REQUIRED WORK: Take the line containing "Recreate this image" as the first line and the line containing "(tr |- s2b.north);" as the last, and output that span verbatim without any images.

Source records:
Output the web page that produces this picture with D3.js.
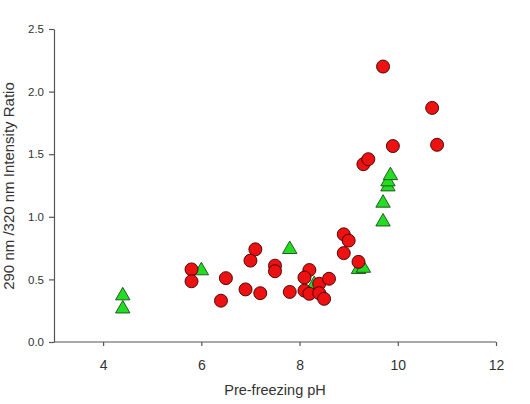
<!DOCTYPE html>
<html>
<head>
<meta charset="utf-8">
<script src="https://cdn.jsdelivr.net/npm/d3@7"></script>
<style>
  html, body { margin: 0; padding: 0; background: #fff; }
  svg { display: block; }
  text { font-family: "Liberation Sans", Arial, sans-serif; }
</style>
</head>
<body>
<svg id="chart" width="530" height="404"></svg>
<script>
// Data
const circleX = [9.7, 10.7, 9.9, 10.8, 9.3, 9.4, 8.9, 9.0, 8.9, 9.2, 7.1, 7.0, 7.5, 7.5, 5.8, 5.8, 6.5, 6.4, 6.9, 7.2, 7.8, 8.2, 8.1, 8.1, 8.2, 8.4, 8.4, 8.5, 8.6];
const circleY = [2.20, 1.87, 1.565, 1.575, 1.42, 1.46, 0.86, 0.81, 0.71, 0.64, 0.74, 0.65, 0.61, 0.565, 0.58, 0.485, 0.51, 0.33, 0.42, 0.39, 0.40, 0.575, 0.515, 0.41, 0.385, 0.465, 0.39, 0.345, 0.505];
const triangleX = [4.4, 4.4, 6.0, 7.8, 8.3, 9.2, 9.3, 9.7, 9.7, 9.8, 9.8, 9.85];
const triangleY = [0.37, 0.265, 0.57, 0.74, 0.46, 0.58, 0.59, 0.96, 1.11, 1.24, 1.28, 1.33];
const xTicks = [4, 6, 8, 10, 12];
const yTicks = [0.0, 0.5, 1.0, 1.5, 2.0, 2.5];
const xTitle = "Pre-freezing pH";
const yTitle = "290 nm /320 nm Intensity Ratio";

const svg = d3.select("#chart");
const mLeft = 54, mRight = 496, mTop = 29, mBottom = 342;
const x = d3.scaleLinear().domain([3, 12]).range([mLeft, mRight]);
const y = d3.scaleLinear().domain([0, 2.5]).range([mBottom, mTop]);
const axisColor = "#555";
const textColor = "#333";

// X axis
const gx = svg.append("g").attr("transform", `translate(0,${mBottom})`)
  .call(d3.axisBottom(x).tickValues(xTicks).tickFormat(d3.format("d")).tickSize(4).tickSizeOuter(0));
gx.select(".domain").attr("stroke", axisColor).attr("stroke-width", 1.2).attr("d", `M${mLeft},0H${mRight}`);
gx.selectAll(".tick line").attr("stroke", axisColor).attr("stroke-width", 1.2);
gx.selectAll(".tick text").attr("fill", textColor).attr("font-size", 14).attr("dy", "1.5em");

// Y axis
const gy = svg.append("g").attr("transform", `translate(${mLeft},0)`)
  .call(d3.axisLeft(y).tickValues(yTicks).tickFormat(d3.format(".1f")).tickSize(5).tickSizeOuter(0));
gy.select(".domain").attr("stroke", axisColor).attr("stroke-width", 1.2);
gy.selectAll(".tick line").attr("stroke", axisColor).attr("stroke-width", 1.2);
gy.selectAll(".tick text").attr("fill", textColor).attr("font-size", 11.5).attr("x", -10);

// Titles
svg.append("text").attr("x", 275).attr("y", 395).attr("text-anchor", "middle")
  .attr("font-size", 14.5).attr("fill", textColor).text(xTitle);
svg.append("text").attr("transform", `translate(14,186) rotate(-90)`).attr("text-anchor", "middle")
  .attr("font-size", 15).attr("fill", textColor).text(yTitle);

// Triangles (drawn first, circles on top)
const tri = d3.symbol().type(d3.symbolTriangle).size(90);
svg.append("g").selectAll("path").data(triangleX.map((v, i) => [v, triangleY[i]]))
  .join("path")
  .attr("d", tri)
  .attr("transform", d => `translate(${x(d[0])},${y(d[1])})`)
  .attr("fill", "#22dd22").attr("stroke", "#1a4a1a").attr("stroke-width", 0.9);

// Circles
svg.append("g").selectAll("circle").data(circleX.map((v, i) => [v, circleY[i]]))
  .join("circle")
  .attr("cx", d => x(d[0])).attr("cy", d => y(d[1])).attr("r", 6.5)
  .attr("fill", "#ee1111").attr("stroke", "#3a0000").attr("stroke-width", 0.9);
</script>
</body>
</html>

---

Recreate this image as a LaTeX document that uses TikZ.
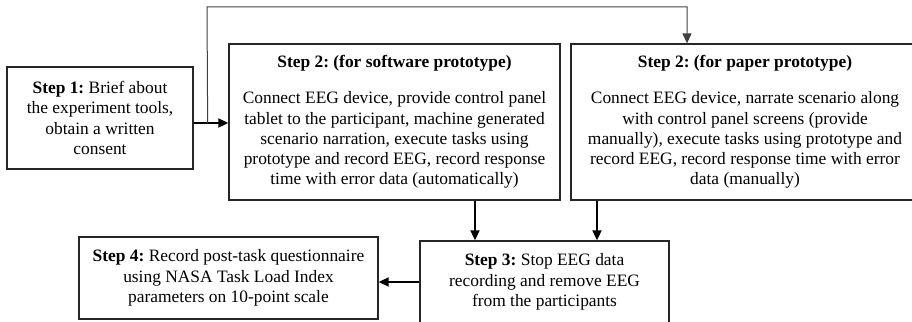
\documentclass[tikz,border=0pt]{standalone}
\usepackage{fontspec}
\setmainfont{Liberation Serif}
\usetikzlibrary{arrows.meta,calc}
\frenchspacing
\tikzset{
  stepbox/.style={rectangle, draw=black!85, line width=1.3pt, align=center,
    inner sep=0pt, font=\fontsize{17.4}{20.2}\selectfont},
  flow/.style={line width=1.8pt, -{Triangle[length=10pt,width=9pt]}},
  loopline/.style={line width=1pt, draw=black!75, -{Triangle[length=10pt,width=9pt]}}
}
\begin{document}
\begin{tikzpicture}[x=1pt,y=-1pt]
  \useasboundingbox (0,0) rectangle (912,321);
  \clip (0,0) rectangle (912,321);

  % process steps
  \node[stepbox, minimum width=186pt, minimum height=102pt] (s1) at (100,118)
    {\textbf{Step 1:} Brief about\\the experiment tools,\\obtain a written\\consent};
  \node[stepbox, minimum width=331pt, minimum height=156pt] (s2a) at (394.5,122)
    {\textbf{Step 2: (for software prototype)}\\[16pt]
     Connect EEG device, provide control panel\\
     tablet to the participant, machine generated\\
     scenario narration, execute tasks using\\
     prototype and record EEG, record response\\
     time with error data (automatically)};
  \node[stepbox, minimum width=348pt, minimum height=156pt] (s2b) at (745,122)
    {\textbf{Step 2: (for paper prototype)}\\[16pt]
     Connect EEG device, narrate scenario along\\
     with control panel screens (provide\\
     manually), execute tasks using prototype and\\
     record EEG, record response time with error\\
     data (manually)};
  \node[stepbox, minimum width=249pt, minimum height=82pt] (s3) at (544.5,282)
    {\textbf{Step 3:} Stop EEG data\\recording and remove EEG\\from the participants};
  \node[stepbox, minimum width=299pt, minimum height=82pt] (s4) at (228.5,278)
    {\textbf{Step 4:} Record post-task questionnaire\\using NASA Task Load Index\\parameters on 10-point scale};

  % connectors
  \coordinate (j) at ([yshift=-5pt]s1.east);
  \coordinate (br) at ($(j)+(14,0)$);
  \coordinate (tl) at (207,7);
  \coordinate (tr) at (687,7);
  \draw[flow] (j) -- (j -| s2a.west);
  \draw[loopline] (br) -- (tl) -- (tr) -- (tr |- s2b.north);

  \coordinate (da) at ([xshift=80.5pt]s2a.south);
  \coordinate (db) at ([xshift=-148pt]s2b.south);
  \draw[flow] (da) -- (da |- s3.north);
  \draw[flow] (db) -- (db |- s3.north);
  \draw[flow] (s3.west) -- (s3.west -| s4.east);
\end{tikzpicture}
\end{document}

THE REPLY:
Recreate this image as a LaTeX document that uses TikZ.
\documentclass[tikz,border=0pt]{standalone}
\usepackage{fontspec}
\setmainfont{Liberation Serif}
\usetikzlibrary{arrows.meta,calc}
\frenchspacing
\tikzset{
  stepbox/.style={rectangle, draw=black!85, line width=1.3pt, align=center,
    inner sep=0pt, font=\fontsize{17.4}{20.2}\selectfont},
  flow/.style={line width=1.8pt, -{Triangle[length=10pt,width=9pt]}},
  loopline/.style={line width=1pt, draw=black!75, -{Triangle[length=10pt,width=9pt]}}
}
\begin{document}
\begin{tikzpicture}[x=1pt,y=-1pt]
  \useasboundingbox (0,0) rectangle (912,321);
  \clip (0,0) rectangle (912,321);

  % process steps
  \node[stepbox, minimum width=186pt, minimum height=102pt] (s1) at (100,118)
    {\textbf{Step 1:} Brief about\\the experiment tools,\\obtain a written\\consent};
  \node[stepbox, minimum width=331pt, minimum height=156pt] (s2a) at (394.5,122)
    {\textbf{Step 2: (for software prototype)}\\[16pt]
     Connect EEG device, provide control panel\\
     tablet to the participant, machine generated\\
     scenario narration, execute tasks using\\
     prototype and record EEG, record response\\
     time with error data (automatically)};
  \node[stepbox, minimum width=348pt, minimum height=156pt] (s2b) at (745,122)
    {\textbf{Step 2: (for paper prototype)}\\[16pt]
     Connect EEG device, narrate scenario along\\
     with control panel screens (provide\\
     manually), execute tasks using prototype and\\
     record EEG, record response time with error\\
     data (manually)};
  \node[stepbox, minimum width=249pt, minimum height=82pt] (s3) at (544.5,282)
    {\textbf{Step 3:} Stop EEG data\\recording and remove EEG\\from the participants};
  \node[stepbox, minimum width=299pt, minimum height=82pt] (s4) at (228.5,278)
    {\textbf{Step 4:} Record post-task questionnaire\\using NASA Task Load Index\\parameters on 10-point scale};

  % connectors
  \coordinate (j) at ([yshift=-5pt]s1.east);
  \coordinate (br) at ($(j)+(14,0)$);
  \coordinate (tl) at (207,7);
  \coordinate (tr) at (687,7);
  \draw[flow] (j) -- (j -| s2a.west);
  \draw[loopline] (br) -- (tl) -- (tr) -- (tr |- s2b.north);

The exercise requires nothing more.